In the end, the Challenger sales method isn’t just a sales strategy. We no longer try to meet a need as it is, we analyze it, put it into perspective and offer real value, at the right time. 🤩
Here’s a quick reminder of the “Challenger sales” method 👇🏻 :
Frequently asked questions
Does the Challenger method work for all types of customers?
Not always. And that’s normal. The Challenger sales method is particularly effective in complex B2B sales, where several decision-makers are involved, where the need is unclear, or when the customer doesn’t really know where to start.
In this kind of context, challenging the prospect’s vision, providing insights, reframing their perception of a problem… it makes a real difference.
🎯 That’s when you come across as an expert, not just a salesman.
On the other hand, if your customer knows exactly what he wants, and has already defined his criteria, budget and timetable, there’s no point in challenging him at all costs. You just risk putting him off. 😬
💡 The key is to adapt your posture to the situation:
- If the customer is just looking for a quote be clear, direct, and helpful.
- If the need is unclear, you can opt for a Challenger = super tool posture.

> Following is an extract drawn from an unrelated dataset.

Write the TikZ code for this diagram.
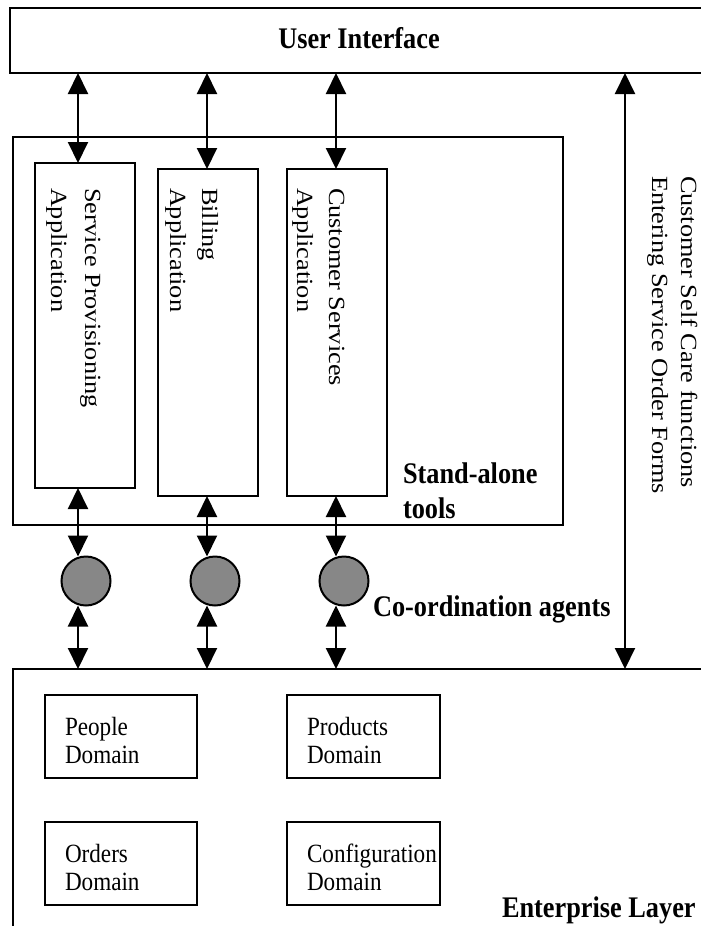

What’s “closing” in sales?
Closing is the moment when the sale takes shape: the prospect makes a decision and says “yes”. It’s often the signing of a quotation, a contract, or simply a verbal agreement to move forward.
But, contrary to popular belief, closing is not a magical technique to be pulled out at the end. It’s the natural consequence of everything you’ve built up beforehand: listening, understanding needs, creating value, managing objections…👀
👉 In a Challenger posture, we don’t “force” the closing. We prepare for it throughout the conversation by helping the customer to think differently, to reconsider their problem, and to project themselves into a new solution.
Now you know all about the “Challenger sales” method.